Tired of taking decades to pay off your mortgage? You and everyone else. Check out these tips to cut your 30 year mortgage down, possibly in half, without having to go through the expert financier’s hassle.
1. Increase your payments.
This is going to require you to take stock of the other bills and debts in your life, and determine where you can cut corners. If you are spending seventy pounds per month on a cellular phone bill, try shopping around for a less expensive plan, and shuffling your savings on to your mortgage payment. Spend a few less lunches at the cafe every month, and shuffle that cash toward your mortgage as well. The more you can pay every month, the lower your subsequent payments will need to be, you can use mortgage calculators such as the one from cbonline to work out differing repayments. Even paying as much as ten pounds more per month toward your mortgage can end up taking a few years from your payment in the long run.
2. Change your payment schedule.
If you are currently paying your bill at the first week of the month, but you do not typically earn your pay that week, you likely find yourself unable to pay above the minimum amount at that time. Speak with your banker about scheduling your mortgage payment during a different week of the month, like the week following you earning your check, allowing yourself to better budget your funds. (If you are paid for your employment on a weekly basis, this tip likely is not going to benefit you.)
3. Switch to twice monthly payments.
Making biweekly payments is a sneakier way of increasing your payments over the course of the year. The system uses the 52 weeks in the year to its advantage. With those 52 weeks, you end up paying 26 payments at half the monthly rate, which winds up totalling 13 full monthly payments throughout the year instead of 12. That one extra payment each year can end up taking five years from the life of a 30 year mortgage. This is, however, something that some bankers will charge for. Check to see if your bank will allow you to switch to bimonthly payments free of charge.
4. Refinance for a shorter-term loan schedule.
Talk to your banker about your options. Most institutions offer loans on schedules for 30, 20, 15, and 10 year payment plans. Mortgages are no exception. The shorter term your loan schedule is, the higher your payments are going to be on a month to month basis, and you do have to commit to making those payments. Higher payments might not be out of your price range altogether though. In some cases, with your 30 year mortgage refinanced to a 15 year mortgage, your monthly payments could go up only 150 pounds a month. Now, you can wait to refinance and test the waters simply by using the first tip on the list – making larger payments on a month to month basis. But, one advantage of refinancing is that interest rates are typically much lower than the originally mortgage loan.

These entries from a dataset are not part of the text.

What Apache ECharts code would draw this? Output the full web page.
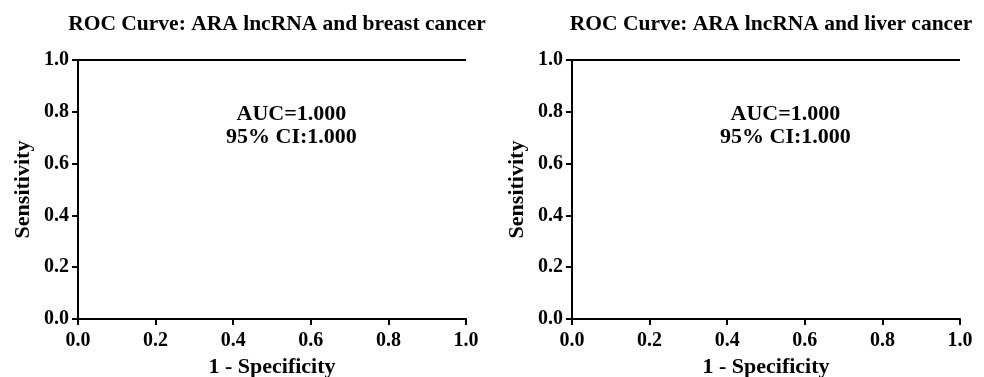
<!DOCTYPE html>
<html>
<head>
<meta charset="utf-8">
<script src="https://cdn.jsdelivr.net/npm/echarts@6/dist/echarts.min.js"></script>
<style>
  html, body { margin: 0; padding: 0; background: #fff; }
  #chart { width: 984px; height: 377px; }
</style>
</head>
<body>
<div id="chart"></div>
<script>
// chart data
var titles = ['ROC Curve: ARA lncRNA and breast cancer', 'ROC Curve: ARA lncRNA and liver cancer'];
var rocBreast = [[0, 0], [0, 1], [1, 1]];
var rocLiver = [[0, 0], [0, 1], [1, 1]];
var aucText = ['AUC=1.000', '95% CI:1.000'];
var aucPos = [[0.55, 0.79], [0.55, 0.70]];
var ticks = [0, 0.2, 0.4, 0.6, 0.8, 1.0];

var serif = '"Liberation Serif", "Times New Roman", serif';
var black = '#000';

var chart = echarts.init(document.getElementById('chart'));

function fmt(v) { return v.toFixed(1); }

function xAxisFor(i) {
  return {
    gridIndex: i, type: 'value', min: ticks[0], max: ticks[ticks.length - 1], interval: 0.2,
    name: '1 - Specificity', nameLocation: 'middle', nameGap: 36,
    nameTextStyle: { fontFamily: serif, fontWeight: 'bold', fontSize: 22, color: black },
    axisLine: { lineStyle: { color: black, width: 2 } },
    axisTick: { show: true, length: 6, lineStyle: { color: black, width: 2 } },
    axisLabel: { fontFamily: serif, fontWeight: 'bold', fontSize: 20, color: black, margin: 12, formatter: fmt },
    splitLine: { show: false }
  };
}
function yAxisFor(i) {
  return {
    gridIndex: i, type: 'value', min: ticks[0], max: ticks[ticks.length - 1], interval: 0.2,
    name: 'Sensitivity', nameLocation: 'middle', nameGap: 44,
    nameTextStyle: { fontFamily: serif, fontWeight: 'bold', fontSize: 22, color: black },
    axisLine: { show: true, lineStyle: { color: black, width: 2 } },
    axisTick: { show: true, length: 6, lineStyle: { color: black, width: 2 } },
    axisLabel: { fontFamily: serif, fontWeight: 'bold', fontSize: 20, color: black, margin: 9, formatter: fmt },
    splitLine: { show: false }
  };
}
function rocSeries(i, data) {
  return {
    type: 'line', xAxisIndex: i, yAxisIndex: i, data: data,
    symbol: 'none', lineStyle: { color: black, width: 2 }, animation: false
  };
}
function aucSeries(i) {
  return {
    type: 'scatter', xAxisIndex: i, yAxisIndex: i, symbolSize: 1, animation: false, silent: true,
    itemStyle: { color: 'transparent', opacity: 1 },
    data: aucPos.map(function (p, k) { return { value: p, name: aucText[k] }; }),
    label: { show: true, position: 'inside', formatter: '{b}', opacity: 1,
             fontFamily: serif, fontWeight: 'bold', fontSize: 22, color: black }
  };
}

var titleStyle = { fontFamily: serif, fontWeight: 'bold', fontSize: 21.5, color: black };

chart.setOption({
  backgroundColor: '#fff',
  title: [
    { text: titles[0], left: 272, top: 8, textAlign: 'center', textStyle: titleStyle },
    { text: titles[1], left: 766, top: 8, textAlign: 'center', textStyle: titleStyle }
  ],
  grid: [
    { left: 78, width: 388, top: 60, height: 259, outerBoundsMode: 'none', containLabel: false },
    { left: 572, width: 388, top: 60, height: 259, outerBoundsMode: 'none', containLabel: false }
  ],
  xAxis: [xAxisFor(0), xAxisFor(1)],
  yAxis: [yAxisFor(0), yAxisFor(1)],
  series: [rocSeries(0, rocBreast), rocSeries(1, rocLiver), aucSeries(0), aucSeries(1)]
});
</script>
</body>
</html>
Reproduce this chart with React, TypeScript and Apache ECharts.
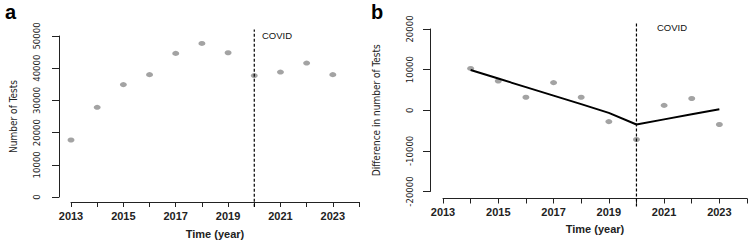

5. Use bonuses to pay additional lump sums.
If you have an occupation that pays out quarterly bonuses, or even yearly bonuses, use that money to make an extra-large payment. Or maybe you win a cash prise in a contest, inherit a few notes from a relative. Rather than using that cash to splurge on a treat, use a chunk of it to help out with your mortgage payment.
Remember, not every method works for everyone, and you can try on multiple methods. Consult your banker for help when making a decision to change up your payment method.